▶ WRITTEN TASK
Without the pictures, can you quote each line below exactly?

▶ AVAILABLE DATA
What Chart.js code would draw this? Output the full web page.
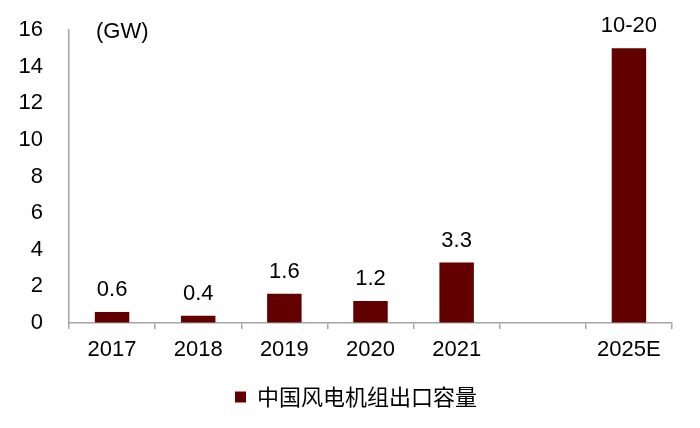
<!DOCTYPE html>
<html><head><meta charset="utf-8">
<script src="https://cdn.jsdelivr.net/npm/chart.js@4/dist/chart.umd.min.js"></script>
<style>html,body{margin:0;padding:0;background:#fff}#wrap{width:700px;height:428px}</style>
</head><body><div id="wrap"><canvas id="c"></canvas></div>
<script>
const categories = ['2017','2018','2019','2020','2021','','2025E'];
const exportGW = [0.6, 0.4, 1.6, 1.2, 3.3, null, 15];
const valueLabels = ['0.6','0.4','1.6','1.2','3.3','','10-20'];
const seriesName = '中国风电机组出口容量';
const unitLabel = '(GW)';
const barColor = '#620000';
const axisColor = '#A6A6A6';
const latin = '"Liberation Sans", Arial, sans-serif';

const extras = {
  id: 'extras',
  afterLayout(chart) {
    const l = chart.legend;
    if (l) { l.left += 20; l.right += 20; }
  },
  afterDatasetsDraw(chart) {
    const ctx = chart.ctx;
    const meta = chart.getDatasetMeta(0);
    ctx.save();
    ctx.fillStyle = '#000';
    ctx.font = '22px ' + latin;
    ctx.textAlign = 'center';
    ctx.textBaseline = 'alphabetic';
    meta.data.forEach((bar, i) => {
      if (exportGW[i] == null) return;
      ctx.fillText(valueLabels[i], bar.x, bar.y - 16);
    });
    ctx.textAlign = 'left';
    ctx.fillText(unitLabel, chart.chartArea.left + 27, 38);
    ctx.restore();
  }
};

new Chart(document.getElementById('c'), {
  type: 'bar',
  data: {
    labels: categories,
    datasets: [{
      label: seriesName,
      data: exportGW,
      backgroundColor: barColor,
      borderWidth: 0,
      barPercentage: 0.4,
      categoryPercentage: 1.0
    }]
  },
  options: {
    responsive: true,
    maintainAspectRatio: false,
    animation: false,
    devicePixelRatio: 1,
    layout: { padding: { top: 30, right: 28, bottom: 10, left: 0 } },
    plugins: {
      tooltip: { enabled: false },
      legend: {
        position: 'bottom',
        labels: {
          boxWidth: 11, boxHeight: 11, padding: 10,
          color: '#000',
          font: { size: 22, family: '"Noto Sans CJK SC", sans-serif' }
        }
      }
    },
    scales: {
      x: {
        grid: { display: true, drawOnChartArea: false, drawTicks: true, tickLength: 6, color: axisColor, lineWidth: 1.5, offset: true },
        border: { display: true, color: axisColor, width: 1.5 },
        ticks: { color: '#000', font: { size: 22, family: latin }, padding: 8, maxRotation: 0, autoSkip: false },
        afterFit(s) { s.height = 53; }
      },
      y: {
        min: 0, max: 16,
        grid: { display: true, drawOnChartArea: false, drawTicks: true, tickLength: 24, tickColor: 'rgba(0,0,0,0)', color: 'rgba(0,0,0,0)' },
        border: { display: true, color: axisColor, width: 1.5 },
        ticks: { stepSize: 2, color: '#000', font: { size: 22, family: latin }, padding: 2 },
        afterFit(s) { s.width = 69; }
      }
    }
  },
  plugins: [extras]
});
</script></body></html>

▶ THE COMPLETED TASK
What Chart.js code would draw this? Output the full web page.
<!DOCTYPE html>
<html><head><meta charset="utf-8">
<script src="https://cdn.jsdelivr.net/npm/chart.js@4/dist/chart.umd.min.js"></script>
<style>html,body{margin:0;padding:0;background:#fff}#wrap{width:700px;height:428px}</style>
</head><body><div id="wrap"><canvas id="c"></canvas></div>
<script>
const categories = ['2017','2018','2019','2020','2021','','2025E'];
const exportGW = [0.6, 0.4, 1.6, 1.2, 3.3, null, 15];
const valueLabels = ['0.6','0.4','1.6','1.2','3.3','','10-20'];
const seriesName = '中国风电机组出口容量';
const unitLabel = '(GW)';
const barColor = '#620000';
const axisColor = '#A6A6A6';
const latin = '"Liberation Sans", Arial, sans-serif';

const extras = {
  id: 'extras',
  afterLayout(chart) {
    const l = chart.legend;
    if (l) { l.left += 20; l.right += 20; }
  },
  afterDatasetsDraw(chart) {
    const ctx = chart.ctx;
    const meta = chart.getDatasetMeta(0);
    ctx.save();
    ctx.fillStyle = '#000';
    ctx.font = '22px ' + latin;
    ctx.textAlign = 'center';
    ctx.textBaseline = 'alphabetic';
    meta.data.forEach((bar, i) => {
      if (exportGW[i] == null) return;
      ctx.fillText(valueLabels[i], bar.x, bar.y - 16);
    });
    ctx.textAlign = 'left';
    ctx.fillText(unitLabel, chart.chartArea.left + 27, 38);
    ctx.restore();
  }
};

new Chart(document.getElementById('c'), {
  type: 'bar',
  data: {
    labels: categories,
    datasets: [{
      label: seriesName,
      data: exportGW,
      backgroundColor: barColor,
      borderWidth: 0,
      barPercentage: 0.4,
      categoryPercentage: 1.0
    }]
  },
  options: {
    responsive: true,
    maintainAspectRatio: false,
    animation: false,
    devicePixelRatio: 1,
    layout: { padding: { top: 30, right: 28, bottom: 10, left: 0 } },
    plugins: {
      tooltip: { enabled: false },
      legend: {
        position: 'bottom',
        labels: {
          boxWidth: 11, boxHeight: 11, padding: 10,
          color: '#000',
          font: { size: 22, family: '"Noto Sans CJK SC", sans-serif' }
        }
      }
    },
    scales: {
      x: {
        grid: { display: true, drawOnChartArea: false, drawTicks: true, tickLength: 6, color: axisColor, lineWidth: 1.5, offset: true },
        border: { display: true, color: axisColor, width: 1.5 },
        ticks: { color: '#000', font: { size: 22, family: latin }, padding: 8, maxRotation: 0, autoSkip: false },
        afterFit(s) { s.height = 53; }
      },
      y: {
        min: 0, max: 16,
        grid: { display: true, drawOnChartArea: false, drawTicks: true, tickLength: 24, tickColor: 'rgba(0,0,0,0)', color: 'rgba(0,0,0,0)' },
        border: { display: true, color: axisColor, width: 1.5 },
        ticks: { stepSize: 2, color: '#000', font: { size: 22, family: latin }, padding: 2 },
        afterFit(s) { s.width = 69; }
      }
    }
  },
  plugins: [extras]
});
</script></body></html>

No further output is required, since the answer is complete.